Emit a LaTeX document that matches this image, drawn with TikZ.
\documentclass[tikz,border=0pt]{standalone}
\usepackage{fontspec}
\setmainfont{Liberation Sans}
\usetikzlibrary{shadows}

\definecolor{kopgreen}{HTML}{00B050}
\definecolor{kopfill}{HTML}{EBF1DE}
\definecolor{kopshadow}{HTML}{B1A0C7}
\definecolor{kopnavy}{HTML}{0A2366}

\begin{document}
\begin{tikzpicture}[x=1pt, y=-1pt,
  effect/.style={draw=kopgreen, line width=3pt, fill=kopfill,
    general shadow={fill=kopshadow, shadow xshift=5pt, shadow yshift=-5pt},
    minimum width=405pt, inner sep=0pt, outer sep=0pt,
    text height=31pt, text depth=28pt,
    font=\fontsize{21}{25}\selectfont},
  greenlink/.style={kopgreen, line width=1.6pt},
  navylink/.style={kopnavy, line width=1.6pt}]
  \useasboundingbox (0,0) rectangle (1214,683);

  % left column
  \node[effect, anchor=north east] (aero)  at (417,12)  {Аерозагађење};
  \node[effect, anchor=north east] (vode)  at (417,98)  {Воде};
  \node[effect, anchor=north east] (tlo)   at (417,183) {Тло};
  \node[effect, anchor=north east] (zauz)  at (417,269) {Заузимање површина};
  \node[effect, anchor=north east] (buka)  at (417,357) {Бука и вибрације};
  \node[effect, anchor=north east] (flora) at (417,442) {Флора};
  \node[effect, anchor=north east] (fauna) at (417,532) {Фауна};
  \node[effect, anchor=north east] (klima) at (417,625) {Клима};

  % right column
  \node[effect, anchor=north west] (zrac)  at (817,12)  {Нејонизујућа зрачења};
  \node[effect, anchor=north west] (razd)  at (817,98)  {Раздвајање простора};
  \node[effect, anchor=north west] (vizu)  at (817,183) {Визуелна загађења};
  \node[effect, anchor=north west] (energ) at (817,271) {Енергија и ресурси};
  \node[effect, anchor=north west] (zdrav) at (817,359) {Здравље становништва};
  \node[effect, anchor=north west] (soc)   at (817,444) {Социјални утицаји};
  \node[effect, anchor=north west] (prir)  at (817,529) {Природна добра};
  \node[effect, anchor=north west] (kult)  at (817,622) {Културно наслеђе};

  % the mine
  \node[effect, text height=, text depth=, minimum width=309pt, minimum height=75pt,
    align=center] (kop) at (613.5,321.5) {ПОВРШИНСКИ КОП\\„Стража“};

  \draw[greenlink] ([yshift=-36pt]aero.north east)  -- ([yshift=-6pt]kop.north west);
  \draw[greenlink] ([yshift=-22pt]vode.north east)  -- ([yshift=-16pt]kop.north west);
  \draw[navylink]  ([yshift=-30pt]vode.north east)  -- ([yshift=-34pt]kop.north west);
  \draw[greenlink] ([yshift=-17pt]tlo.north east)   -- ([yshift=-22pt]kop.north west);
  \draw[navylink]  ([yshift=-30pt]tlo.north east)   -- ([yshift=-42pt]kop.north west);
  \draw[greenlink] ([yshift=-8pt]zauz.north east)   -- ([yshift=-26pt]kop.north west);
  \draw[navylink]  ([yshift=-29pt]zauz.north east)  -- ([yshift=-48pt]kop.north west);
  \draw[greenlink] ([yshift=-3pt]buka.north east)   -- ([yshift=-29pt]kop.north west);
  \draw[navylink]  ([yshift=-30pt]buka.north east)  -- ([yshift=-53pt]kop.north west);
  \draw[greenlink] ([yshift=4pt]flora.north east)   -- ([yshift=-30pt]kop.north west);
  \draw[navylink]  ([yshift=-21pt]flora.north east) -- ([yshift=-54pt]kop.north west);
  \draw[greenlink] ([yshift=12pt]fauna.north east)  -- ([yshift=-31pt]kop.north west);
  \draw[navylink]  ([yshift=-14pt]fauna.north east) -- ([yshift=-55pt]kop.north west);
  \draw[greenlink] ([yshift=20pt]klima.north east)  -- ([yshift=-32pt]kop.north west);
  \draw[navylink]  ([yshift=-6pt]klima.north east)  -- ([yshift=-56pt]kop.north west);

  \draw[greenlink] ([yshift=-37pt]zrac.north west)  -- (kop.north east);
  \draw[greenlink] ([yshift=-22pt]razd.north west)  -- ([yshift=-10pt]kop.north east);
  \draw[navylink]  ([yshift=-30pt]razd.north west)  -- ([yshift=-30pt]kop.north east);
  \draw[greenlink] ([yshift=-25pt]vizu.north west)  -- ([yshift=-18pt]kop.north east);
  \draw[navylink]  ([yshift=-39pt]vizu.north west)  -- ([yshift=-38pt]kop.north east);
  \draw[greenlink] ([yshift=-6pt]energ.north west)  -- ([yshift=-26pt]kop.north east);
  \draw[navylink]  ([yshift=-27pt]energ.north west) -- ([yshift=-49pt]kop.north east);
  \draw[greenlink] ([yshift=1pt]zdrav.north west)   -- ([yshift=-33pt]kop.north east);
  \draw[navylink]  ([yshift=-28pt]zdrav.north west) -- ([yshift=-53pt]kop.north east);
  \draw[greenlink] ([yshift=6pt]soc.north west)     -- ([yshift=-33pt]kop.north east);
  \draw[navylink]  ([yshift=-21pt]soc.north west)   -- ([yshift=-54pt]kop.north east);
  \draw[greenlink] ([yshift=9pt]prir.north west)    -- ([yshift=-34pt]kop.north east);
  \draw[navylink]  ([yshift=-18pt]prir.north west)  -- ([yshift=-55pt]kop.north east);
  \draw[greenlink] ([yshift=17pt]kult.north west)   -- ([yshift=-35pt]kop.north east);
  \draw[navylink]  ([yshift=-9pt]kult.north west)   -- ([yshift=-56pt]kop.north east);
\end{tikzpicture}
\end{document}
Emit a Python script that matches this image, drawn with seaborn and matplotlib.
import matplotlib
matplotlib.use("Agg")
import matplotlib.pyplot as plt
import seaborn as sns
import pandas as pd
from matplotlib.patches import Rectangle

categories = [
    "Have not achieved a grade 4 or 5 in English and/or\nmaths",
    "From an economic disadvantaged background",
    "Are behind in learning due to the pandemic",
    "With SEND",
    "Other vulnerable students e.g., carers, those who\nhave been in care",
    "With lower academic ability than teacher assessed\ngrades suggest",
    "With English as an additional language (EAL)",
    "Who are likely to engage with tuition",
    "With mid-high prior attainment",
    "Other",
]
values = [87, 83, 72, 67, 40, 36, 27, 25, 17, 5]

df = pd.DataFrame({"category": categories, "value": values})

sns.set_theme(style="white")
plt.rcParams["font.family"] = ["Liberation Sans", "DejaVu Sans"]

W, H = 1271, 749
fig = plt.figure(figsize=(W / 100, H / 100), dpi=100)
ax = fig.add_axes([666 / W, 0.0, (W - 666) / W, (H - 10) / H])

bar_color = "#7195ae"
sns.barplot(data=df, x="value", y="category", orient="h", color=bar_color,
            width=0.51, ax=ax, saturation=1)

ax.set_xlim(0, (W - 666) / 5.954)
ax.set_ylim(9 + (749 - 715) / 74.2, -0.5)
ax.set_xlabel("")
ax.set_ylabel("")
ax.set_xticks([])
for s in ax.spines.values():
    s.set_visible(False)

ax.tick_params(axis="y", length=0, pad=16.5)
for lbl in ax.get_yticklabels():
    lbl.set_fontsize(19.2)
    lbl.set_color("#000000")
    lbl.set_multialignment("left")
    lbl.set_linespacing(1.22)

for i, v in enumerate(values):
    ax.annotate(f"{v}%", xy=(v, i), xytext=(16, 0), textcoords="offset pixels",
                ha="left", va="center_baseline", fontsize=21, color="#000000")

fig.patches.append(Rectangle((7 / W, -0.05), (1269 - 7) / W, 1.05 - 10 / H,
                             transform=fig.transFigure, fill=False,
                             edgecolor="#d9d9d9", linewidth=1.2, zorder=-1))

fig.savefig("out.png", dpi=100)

···

Aim:
All of the entries above must be quoted exactly.

Solution to the problem:
Emit a LaTeX document that matches this image, drawn with TikZ.
\documentclass[tikz,border=0pt]{standalone}
\usepackage{fontspec}
\setmainfont{Liberation Sans}
\usetikzlibrary{shadows}

\definecolor{kopgreen}{HTML}{00B050}
\definecolor{kopfill}{HTML}{EBF1DE}
\definecolor{kopshadow}{HTML}{B1A0C7}
\definecolor{kopnavy}{HTML}{0A2366}

\begin{document}
\begin{tikzpicture}[x=1pt, y=-1pt,
  effect/.style={draw=kopgreen, line width=3pt, fill=kopfill,
    general shadow={fill=kopshadow, shadow xshift=5pt, shadow yshift=-5pt},
    minimum width=405pt, inner sep=0pt, outer sep=0pt,
    text height=31pt, text depth=28pt,
    font=\fontsize{21}{25}\selectfont},
  greenlink/.style={kopgreen, line width=1.6pt},
  navylink/.style={kopnavy, line width=1.6pt}]
  \useasboundingbox (0,0) rectangle (1214,683);

  % left column
  \node[effect, anchor=north east] (aero)  at (417,12)  {Аерозагађење};
  \node[effect, anchor=north east] (vode)  at (417,98)  {Воде};
  \node[effect, anchor=north east] (tlo)   at (417,183) {Тло};
  \node[effect, anchor=north east] (zauz)  at (417,269) {Заузимање површина};
  \node[effect, anchor=north east] (buka)  at (417,357) {Бука и вибрације};
  \node[effect, anchor=north east] (flora) at (417,442) {Флора};
  \node[effect, anchor=north east] (fauna) at (417,532) {Фауна};
  \node[effect, anchor=north east] (klima) at (417,625) {Клима};

  % right column
  \node[effect, anchor=north west] (zrac)  at (817,12)  {Нејонизујућа зрачења};
  \node[effect, anchor=north west] (razd)  at (817,98)  {Раздвајање простора};
  \node[effect, anchor=north west] (vizu)  at (817,183) {Визуелна загађења};
  \node[effect, anchor=north west] (energ) at (817,271) {Енергија и ресурси};
  \node[effect, anchor=north west] (zdrav) at (817,359) {Здравље становништва};
  \node[effect, anchor=north west] (soc)   at (817,444) {Социјални утицаји};
  \node[effect, anchor=north west] (prir)  at (817,529) {Природна добра};
  \node[effect, anchor=north west] (kult)  at (817,622) {Културно наслеђе};

  % the mine
  \node[effect, text height=, text depth=, minimum width=309pt, minimum height=75pt,
    align=center] (kop) at (613.5,321.5) {ПОВРШИНСКИ КОП\\„Стража“};

  \draw[greenlink] ([yshift=-36pt]aero.north east)  -- ([yshift=-6pt]kop.north west);
  \draw[greenlink] ([yshift=-22pt]vode.north east)  -- ([yshift=-16pt]kop.north west);
  \draw[navylink]  ([yshift=-30pt]vode.north east)  -- ([yshift=-34pt]kop.north west);
  \draw[greenlink] ([yshift=-17pt]tlo.north east)   -- ([yshift=-22pt]kop.north west);
  \draw[navylink]  ([yshift=-30pt]tlo.north east)   -- ([yshift=-42pt]kop.north west);
  \draw[greenlink] ([yshift=-8pt]zauz.north east)   -- ([yshift=-26pt]kop.north west);
  \draw[navylink]  ([yshift=-29pt]zauz.north east)  -- ([yshift=-48pt]kop.north west);
  \draw[greenlink] ([yshift=-3pt]buka.north east)   -- ([yshift=-29pt]kop.north west);
  \draw[navylink]  ([yshift=-30pt]buka.north east)  -- ([yshift=-53pt]kop.north west);
  \draw[greenlink] ([yshift=4pt]flora.north east)   -- ([yshift=-30pt]kop.north west);
  \draw[navylink]  ([yshift=-21pt]flora.north east) -- ([yshift=-54pt]kop.north west);
  \draw[greenlink] ([yshift=12pt]fauna.north east)  -- ([yshift=-31pt]kop.north west);
  \draw[navylink]  ([yshift=-14pt]fauna.north east) -- ([yshift=-55pt]kop.north west);
  \draw[greenlink] ([yshift=20pt]klima.north east)  -- ([yshift=-32pt]kop.north west);
  \draw[navylink]  ([yshift=-6pt]klima.north east)  -- ([yshift=-56pt]kop.north west);

  \draw[greenlink] ([yshift=-37pt]zrac.north west)  -- (kop.north east);
  \draw[greenlink] ([yshift=-22pt]razd.north west)  -- ([yshift=-10pt]kop.north east);
  \draw[navylink]  ([yshift=-30pt]razd.north west)  -- ([yshift=-30pt]kop.north east);
  \draw[greenlink] ([yshift=-25pt]vizu.north west)  -- ([yshift=-18pt]kop.north east);
  \draw[navylink]  ([yshift=-39pt]vizu.north west)  -- ([yshift=-38pt]kop.north east);
  \draw[greenlink] ([yshift=-6pt]energ.north west)  -- ([yshift=-26pt]kop.north east);
  \draw[navylink]  ([yshift=-27pt]energ.north west) -- ([yshift=-49pt]kop.north east);
  \draw[greenlink] ([yshift=1pt]zdrav.north west)   -- ([yshift=-33pt]kop.north east);
  \draw[navylink]  ([yshift=-28pt]zdrav.north west) -- ([yshift=-53pt]kop.north east);
  \draw[greenlink] ([yshift=6pt]soc.north west)     -- ([yshift=-33pt]kop.north east);
  \draw[navylink]  ([yshift=-21pt]soc.north west)   -- ([yshift=-54pt]kop.north east);
  \draw[greenlink] ([yshift=9pt]prir.north west)    -- ([yshift=-34pt]kop.north east);
  \draw[navylink]  ([yshift=-18pt]prir.north west)  -- ([yshift=-55pt]kop.north east);
  \draw[greenlink] ([yshift=17pt]kult.north west)   -- ([yshift=-35pt]kop.north east);
  \draw[navylink]  ([yshift=-9pt]kult.north west)   -- ([yshift=-56pt]kop.north east);
\end{tikzpicture}
\end{document}
Emit a Python script that matches this image, drawn with seaborn and matplotlib.
import matplotlib
matplotlib.use("Agg")
import matplotlib.pyplot as plt
import seaborn as sns
import pandas as pd
from matplotlib.patches import Rectangle

categories = [
    "Have not achieved a grade 4 or 5 in English and/or\nmaths",
    "From an economic disadvantaged background",
    "Are behind in learning due to the pandemic",
    "With SEND",
    "Other vulnerable students e.g., carers, those who\nhave been in care",
    "With lower academic ability than teacher assessed\ngrades suggest",
    "With English as an additional language (EAL)",
    "Who are likely to engage with tuition",
    "With mid-high prior attainment",
    "Other",
]
values = [87, 83, 72, 67, 40, 36, 27, 25, 17, 5]

df = pd.DataFrame({"category": categories, "value": values})

sns.set_theme(style="white")
plt.rcParams["font.family"] = ["Liberation Sans", "DejaVu Sans"]

W, H = 1271, 749
fig = plt.figure(figsize=(W / 100, H / 100), dpi=100)
ax = fig.add_axes([666 / W, 0.0, (W - 666) / W, (H - 10) / H])

bar_color = "#7195ae"
sns.barplot(data=df, x="value", y="category", orient="h", color=bar_color,
            width=0.51, ax=ax, saturation=1)

ax.set_xlim(0, (W - 666) / 5.954)
ax.set_ylim(9 + (749 - 715) / 74.2, -0.5)
ax.set_xlabel("")
ax.set_ylabel("")
ax.set_xticks([])
for s in ax.spines.values():
    s.set_visible(False)

ax.tick_params(axis="y", length=0, pad=16.5)
for lbl in ax.get_yticklabels():
    lbl.set_fontsize(19.2)
    lbl.set_color("#000000")
    lbl.set_multialignment("left")
    lbl.set_linespacing(1.22)

for i, v in enumerate(values):
    ax.annotate(f"{v}%", xy=(v, i), xytext=(16, 0), textcoords="offset pixels",
                ha="left", va="center_baseline", fontsize=21, color="#000000")

fig.patches.append(Rectangle((7 / W, -0.05), (1269 - 7) / W, 1.05 - 10 / H,
                             transform=fig.transFigure, fill=False,
                             edgecolor="#d9d9d9", linewidth=1.2, zorder=-1))

fig.savefig("out.png", dpi=100)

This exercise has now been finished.